Lecture 2 is given by Curran Kelleher. This lecture is all about recursion and ends with a nice explanation of the Mandelbrot set.

He starts out with the traditional examples factorial:

factorial[0]:=1;
factorial[n_]:=factorial[n-1]*n; 

and fibonacci sequence:

fib[1]:=1;
fib[2]:=1;
fib[n_]:=fib[n-1]+fib[n-2];

Kelleher's factorial program

Kelleher's hand-out ( pdf ) contains examples of Java code for drawings of the Koch curve and Sierpinski triangle. Although I fast-forwarded through this part of the lecture, it may be very interesting for non-programmers.
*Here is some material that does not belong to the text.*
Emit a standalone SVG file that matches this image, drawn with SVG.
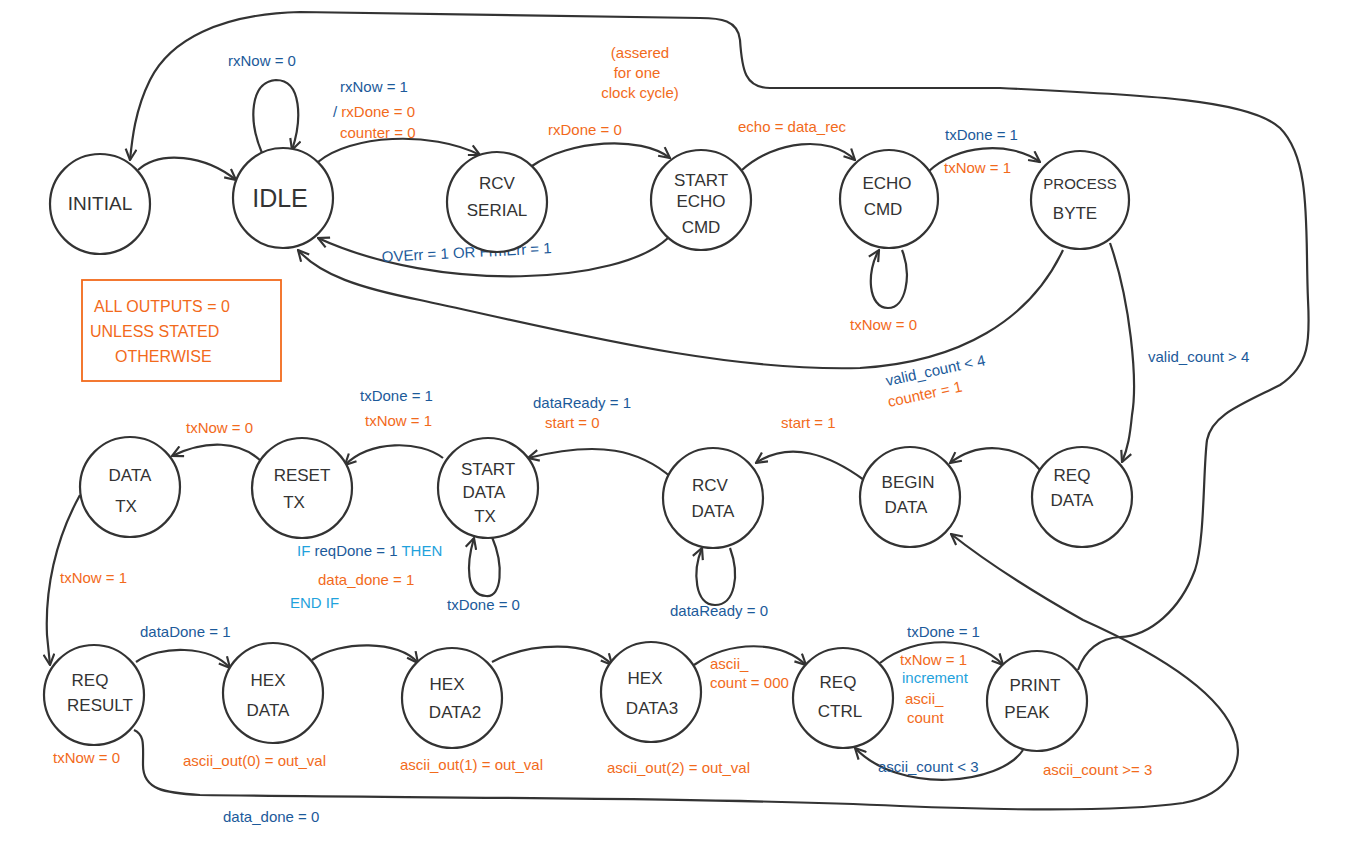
<svg xmlns="http://www.w3.org/2000/svg" width="1352" height="850" viewBox="0 0 1352 850">
<defs>
<marker id="arr" viewBox="0 0 12 12" refX="11" refY="6" markerWidth="13" markerHeight="13" markerUnits="userSpaceOnUse" orient="auto">
<path d="M1,1 L11,6 L1,11" fill="none" stroke="#333" stroke-width="2"/>
</marker>
<style>
.st{fill:#fff;stroke:#333;stroke-width:2.2}
.nt{font-family:"Liberation Sans",Arial,sans-serif;font-size:17px;fill:#333;text-anchor:middle}
.c{fill:none;stroke:#333;stroke-width:2.2;marker-end:url(#arr)}
.lb{font-family:"Liberation Sans",Arial,sans-serif;font-size:15px}
.b{fill:#1c5a9a}
.o{fill:#f26a1b}
.cy{fill:#1fa2dc}
</style>
</defs>
<rect width="1352" height="850" fill="#fff"/>

<g id="connectors">
<path class="c" d="M138,170 C160,150 205,155 236,180"/>
<path class="c" d="M262,153 C248,120 250,82 276,80 C302,80 302,120 292,150"/>
<path class="c" d="M318,162 C350,135 430,130 480,155"/>
<path class="c" d="M532,166 C570,140 640,135 670,158"/>
<path class="c" d="M668,238 C620,284 440,294 318,238"/>
<path class="c" d="M742,170 C775,140 830,135 855,160"/>
<path class="c" d="M902,250 C912,275 906,308 888,308 C868,308 866,272 879,250"/>
<path class="c" d="M928,172 C955,145 1010,140 1040,162"/>
<path class="c" d="M1063,250 C1030,320 960,362 860,368 C720,372 560,330 420,300 C360,288 320,275 298,250"/>
<path class="c" d="M1110,243 C1130,300 1138,380 1132,415 C1130,435 1128,448 1122,462"/>
<path class="c" d="M1040,470 C1020,445 980,440 950,463"/>
<path class="c" d="M864,480 C830,455 790,440 756,463"/>
<path class="c" d="M730,548 C740,575 735,605 715,605 C695,605 692,572 702,548"/>
<path class="c" d="M672,478 C640,450 600,440 528,458"/>
<path class="c" d="M492,537 C504,565 502,598 486,596 C466,595 466,565 474,538"/>
<path class="c" d="M443,458 C420,440 370,440 345,465"/>
<path class="c" d="M262,462 C240,440 205,440 172,456"/>
<path class="c" d="M80,495 C55,540 45,590 47,635 L50,665"/>
<path class="c" d="M136,662 C160,645 210,645 230,668"/>
<path class="c" d="M312,660 C340,640 400,640 418,663"/>
<path class="c" d="M492,662 C530,642 590,640 612,665"/>
<path class="c" d="M694,665 C730,640 780,640 806,665"/>
<path class="c" d="M880,663 C915,635 975,635 1003,665"/>
<path class="c" d="M1023,750 C1000,785 900,795 855,748"/>
<path class="c" d="M134,730 C145,735 143,745 143,765 C143,790 165,793 200,795 C400,798 700,797 900,806 C1000,810 1120,812 1183,803 C1230,795 1245,760 1235,735 C1220,690 1150,650 1083,620 C1030,590 990,565 951,534"/>
<path class="c" d="M1078,670 C1085,650 1100,638 1120,637 C1150,636 1180,610 1195,570 C1205,540 1203,470 1207,440 C1212,415 1240,405 1280,385 C1310,365 1310,340 1308,300 C1305,230 1312,160 1280,128 C1250,100 1150,95 1000,88 L770,88 C745,88 742,70 740,40 C738,20 720,18 700,18 L300,12 C220,14 170,40 150,80 C135,110 132,140 130,160"/>
</g>

<g id="labels">
<text class="lb b" x="228" y="66">rxNow = 0</text>
<text class="lb b" x="340" y="92">rxNow = 1</text>
<text class="lb" x="333" y="117"><tspan class="b">/</tspan><tspan class="o"> rxDone = 0</tspan></text>
<text class="lb o" x="340" y="138">counter = 0</text>
<text class="lb o" x="640" y="58" text-anchor="middle">(assered</text>
<text class="lb o" x="637" y="78" text-anchor="middle">for one</text>
<text class="lb o" x="640" y="98" text-anchor="middle">clock cycle)</text>
<text class="lb o" x="548" y="135">rxDone = 0</text>
<text class="lb o" x="738" y="132">echo = data_rec</text>
<text class="lb b" x="945" y="140">txDone = 1</text>
<text class="lb o" x="944" y="173">txNow = 1</text>
<text class="lb o" x="850" y="330">txNow = 0</text>
<text class="lb b" x="382" y="262" transform="rotate(-3 382 262)">OVErr = 1   OR   FrmErr = 1</text>
<text class="lb b" x="887" y="386" transform="rotate(-12 887 386)">valid_count &lt; 4</text>
<text class="lb o" x="889" y="407" transform="rotate(-12 889 407)">counter = 1</text>
<text class="lb b" x="1148" y="362">valid_count &gt; 4</text>
<text class="lb o" x="186" y="433">txNow = 0</text>
<text class="lb b" x="360" y="401">txDone = 1</text>
<text class="lb o" x="365" y="426">txNow = 1</text>
<text class="lb b" x="533" y="408">dataReady = 1</text>
<text class="lb o" x="545" y="428">start = 0</text>
<text class="lb o" x="781" y="428">start = 1</text>
<text class="lb" x="297" y="556"><tspan class="cy">IF</tspan><tspan class="b"> reqDone = 1 </tspan><tspan class="cy">THEN</tspan></text>
<text class="lb o" x="318" y="585">data_done = 1</text>
<text class="lb cy" x="290" y="608">END IF</text>
<text class="lb b" x="447" y="610">txDone = 0</text>
<text class="lb b" x="670" y="616">dataReady = 0</text>
<text class="lb o" x="60" y="583">txNow = 1</text>
<text class="lb b" x="140" y="637">dataDone = 1</text>
<text class="lb o" x="53" y="763">txNow = 0</text>
<text class="lb o" x="183" y="766">ascii_out(0) = out_val</text>
<text class="lb o" x="400" y="770">ascii_out(1) = out_val</text>
<text class="lb o" x="607" y="773">ascii_out(2) = out_val</text>
<text class="lb o" x="710" y="669">ascii_</text>
<text class="lb o" x="710" y="688">count = 000</text>
<text class="lb b" x="907" y="637">txDone = 1</text>
<text class="lb o" x="900" y="665">txNow = 1</text>
<text class="lb cy" x="902" y="683">increment</text>
<text class="lb o" x="905" y="704">ascii_</text>
<text class="lb o" x="907" y="723">count</text>
<text class="lb b" x="878" y="772">ascii_count &lt; 3</text>
<text class="lb o" x="1043" y="775">ascii_count &gt;= 3</text>
<text class="lb b" x="223" y="822">data_done = 0</text>
</g>

<g id="note">
<rect x="82" y="280" width="199" height="101" fill="none" stroke="#f26a1b" stroke-width="1.8"/>
<text class="lb o" x="94" y="312" style="font-size:16px">ALL  OUTPUTS  = 0</text>
<text class="lb o" x="90" y="337" style="font-size:16px">UNLESS STATED</text>
<text class="lb o" x="115" y="362" style="font-size:16px">OTHERWISE</text>
</g>

<g id="INITIAL"><circle class="st" cx="100" cy="204" r="50"/><text class="nt" x="100" y="210" style="font-size:19px">INITIAL</text></g>
<g id="IDLE"><circle class="st" cx="283" cy="198" r="50"/><text class="nt" x="280" y="207" style="font-size:25px">IDLE</text></g>
<g id="RCV_SERIAL"><circle class="st" cx="497" cy="202" r="50"/><text class="nt" x="497" y="189">RCV</text><text class="nt" x="497" y="216">SERIAL</text></g>
<g id="START_ECHO_CMD"><circle class="st" cx="701" cy="200" r="50"/><text class="nt" x="701" y="186">START</text><text class="nt" x="701" y="207">ECHO</text><text class="nt" x="701" y="233">CMD</text></g>
<g id="ECHO_CMD"><circle class="st" cx="889" cy="199" r="49"/><text class="nt" x="887" y="189">ECHO</text><text class="nt" x="883" y="215">CMD</text></g>
<g id="PROCESS_BYTE"><circle class="st" cx="1080" cy="200" r="49"/><text class="nt" x="1080" y="189" style="font-size:15px">PROCESS</text><text class="nt" x="1075" y="219">BYTE</text></g>

<g id="DATA_TX"><circle class="st" cx="130" cy="487" r="50"/><text class="nt" x="130" y="481">DATA</text><text class="nt" x="126" y="512">TX</text></g>
<g id="RESET_TX"><circle class="st" cx="302" cy="488" r="50"/><text class="nt" x="302" y="481">RESET</text><text class="nt" x="294" y="508">TX</text></g>
<g id="START_DATA_TX"><circle class="st" cx="488" cy="488" r="50"/><text class="nt" x="488" y="475">START</text><text class="nt" x="484" y="498">DATA</text><text class="nt" x="485" y="522">TX</text></g>
<g id="RCV_DATA"><circle class="st" cx="713" cy="498" r="50"/><text class="nt" x="710" y="491">RCV</text><text class="nt" x="713" y="517">DATA</text></g>
<g id="BEGIN_DATA"><circle class="st" cx="910" cy="497" r="50"/><text class="nt" x="908" y="488">BEGIN</text><text class="nt" x="906" y="513">DATA</text></g>
<g id="REQ_DATA"><circle class="st" cx="1082" cy="497" r="50"/><text class="nt" x="1072" y="481">REQ</text><text class="nt" x="1072" y="506">DATA</text></g>

<g id="REQ_RESULT"><circle class="st" cx="94" cy="695" r="50"/><text class="nt" x="90" y="686">REQ</text><text class="nt" x="100" y="711">RESULT</text></g>
<g id="HEX_DATA"><circle class="st" cx="273" cy="693" r="50"/><text class="nt" x="268" y="686">HEX</text><text class="nt" x="268" y="716">DATA</text></g>
<g id="HEX_DATA2"><circle class="st" cx="452" cy="698" r="50"/><text class="nt" x="447" y="690">HEX</text><text class="nt" x="455" y="718">DATA2</text></g>
<g id="HEX_DATA3"><circle class="st" cx="651" cy="692" r="50"/><text class="nt" x="645" y="684">HEX</text><text class="nt" x="652" y="714">DATA3</text></g>
<g id="REQ_CTRL"><circle class="st" cx="843" cy="698" r="50"/><text class="nt" x="838" y="688">REQ</text><text class="nt" x="840" y="717">CTRL</text></g>
<g id="PRINT_PEAK"><circle class="st" cx="1037" cy="701" r="50"/><text class="nt" x="1035" y="691">PRINT</text><text class="nt" x="1027" y="718">PEAK</text></g>
</svg>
Explaining the Fern algorithm

Complex number implemented as a class in Groovy 

At around 1:00 he starts with the topic of the Mandelbrot set. Starting with f(z) = z^2 + c he manages to give a nice explanation of the Mandelbrot set. The color of a point in the Mandelbrot set is based on the number of iterations it took f to 'escape' a circle. Since this is done on a pixel by pixel basis and one pixel may generate not one but several iterations this explains the long time it takes to generate a Mandelbrot set.

P.S.
GEB does not seem 'outdated' at all although it was written in the late seventies. A time when there were no mobile phones, no PCs, let alone laptops and the internet was still in its toddler phase.